Starting at the first line of the listing below, repeat each line up to and including the one containing "y_ticks = [0.0, 0.2, 0.4, 0.6, 0.8, 1.0]". Leave out pictures.

::::::::

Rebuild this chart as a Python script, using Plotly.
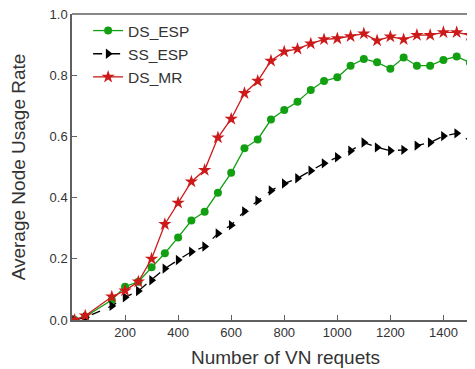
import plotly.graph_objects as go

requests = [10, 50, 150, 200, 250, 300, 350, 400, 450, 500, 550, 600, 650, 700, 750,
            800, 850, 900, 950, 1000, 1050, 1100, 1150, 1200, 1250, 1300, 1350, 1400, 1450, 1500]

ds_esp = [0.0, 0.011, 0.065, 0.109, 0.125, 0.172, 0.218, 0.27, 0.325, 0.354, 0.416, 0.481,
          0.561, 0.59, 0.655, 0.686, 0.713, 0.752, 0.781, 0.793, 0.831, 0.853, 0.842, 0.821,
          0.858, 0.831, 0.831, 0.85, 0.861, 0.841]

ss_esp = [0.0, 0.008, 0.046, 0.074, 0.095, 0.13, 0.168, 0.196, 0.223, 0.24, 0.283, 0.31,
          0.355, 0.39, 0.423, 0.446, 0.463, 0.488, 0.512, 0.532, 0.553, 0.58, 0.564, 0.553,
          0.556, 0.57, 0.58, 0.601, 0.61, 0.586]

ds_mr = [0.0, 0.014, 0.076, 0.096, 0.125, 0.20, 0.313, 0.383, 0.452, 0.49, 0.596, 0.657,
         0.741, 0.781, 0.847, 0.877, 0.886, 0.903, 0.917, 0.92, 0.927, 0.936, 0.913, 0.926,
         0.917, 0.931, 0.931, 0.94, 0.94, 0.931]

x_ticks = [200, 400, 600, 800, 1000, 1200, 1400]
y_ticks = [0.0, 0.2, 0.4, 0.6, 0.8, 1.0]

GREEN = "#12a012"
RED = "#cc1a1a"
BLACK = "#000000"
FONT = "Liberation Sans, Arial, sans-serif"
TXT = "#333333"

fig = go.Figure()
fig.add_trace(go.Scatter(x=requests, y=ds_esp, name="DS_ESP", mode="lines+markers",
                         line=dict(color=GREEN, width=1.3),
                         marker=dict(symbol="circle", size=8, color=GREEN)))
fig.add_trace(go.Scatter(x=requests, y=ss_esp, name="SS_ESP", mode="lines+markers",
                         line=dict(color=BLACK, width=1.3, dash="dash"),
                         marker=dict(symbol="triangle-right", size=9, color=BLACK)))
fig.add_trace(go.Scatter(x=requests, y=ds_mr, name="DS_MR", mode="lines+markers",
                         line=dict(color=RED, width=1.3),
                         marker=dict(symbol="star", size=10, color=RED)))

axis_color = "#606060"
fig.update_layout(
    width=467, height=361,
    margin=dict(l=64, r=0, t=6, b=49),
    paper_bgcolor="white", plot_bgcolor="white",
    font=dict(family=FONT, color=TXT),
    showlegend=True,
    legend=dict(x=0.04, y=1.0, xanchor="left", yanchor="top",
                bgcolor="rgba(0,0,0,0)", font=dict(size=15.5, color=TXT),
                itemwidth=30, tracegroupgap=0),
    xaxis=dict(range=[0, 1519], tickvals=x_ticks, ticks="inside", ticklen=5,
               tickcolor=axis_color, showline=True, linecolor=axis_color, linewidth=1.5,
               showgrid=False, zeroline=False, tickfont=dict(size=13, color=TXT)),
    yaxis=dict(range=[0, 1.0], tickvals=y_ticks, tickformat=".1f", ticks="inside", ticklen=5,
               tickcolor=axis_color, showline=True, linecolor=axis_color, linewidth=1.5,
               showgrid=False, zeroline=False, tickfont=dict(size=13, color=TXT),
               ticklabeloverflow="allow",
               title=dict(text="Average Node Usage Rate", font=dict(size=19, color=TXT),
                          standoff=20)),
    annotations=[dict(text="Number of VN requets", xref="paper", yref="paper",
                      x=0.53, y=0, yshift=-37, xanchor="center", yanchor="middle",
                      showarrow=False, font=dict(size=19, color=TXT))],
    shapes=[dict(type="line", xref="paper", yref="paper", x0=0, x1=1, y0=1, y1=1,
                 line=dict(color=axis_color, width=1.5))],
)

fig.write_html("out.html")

::::::::

# [The result]
Rebuild this chart as a Python script, using Plotly.
import plotly.graph_objects as go

requests = [10, 50, 150, 200, 250, 300, 350, 400, 450, 500, 550, 600, 650, 700, 750,
            800, 850, 900, 950, 1000, 1050, 1100, 1150, 1200, 1250, 1300, 1350, 1400, 1450, 1500]

ds_esp = [0.0, 0.011, 0.065, 0.109, 0.125, 0.172, 0.218, 0.27, 0.325, 0.354, 0.416, 0.481,
          0.561, 0.59, 0.655, 0.686, 0.713, 0.752, 0.781, 0.793, 0.831, 0.853, 0.842, 0.821,
          0.858, 0.831, 0.831, 0.85, 0.861, 0.841]

ss_esp = [0.0, 0.008, 0.046, 0.074, 0.095, 0.13, 0.168, 0.196, 0.223, 0.24, 0.283, 0.31,
          0.355, 0.39, 0.423, 0.446, 0.463, 0.488, 0.512, 0.532, 0.553, 0.58, 0.564, 0.553,
          0.556, 0.57, 0.58, 0.601, 0.61, 0.586]

ds_mr = [0.0, 0.014, 0.076, 0.096, 0.125, 0.20, 0.313, 0.383, 0.452, 0.49, 0.596, 0.657,
         0.741, 0.781, 0.847, 0.877, 0.886, 0.903, 0.917, 0.92, 0.927, 0.936, 0.913, 0.926,
         0.917, 0.931, 0.931, 0.94, 0.94, 0.931]

x_ticks = [200, 400, 600, 800, 1000, 1200, 1400]
y_ticks = [0.0, 0.2, 0.4, 0.6, 0.8, 1.0]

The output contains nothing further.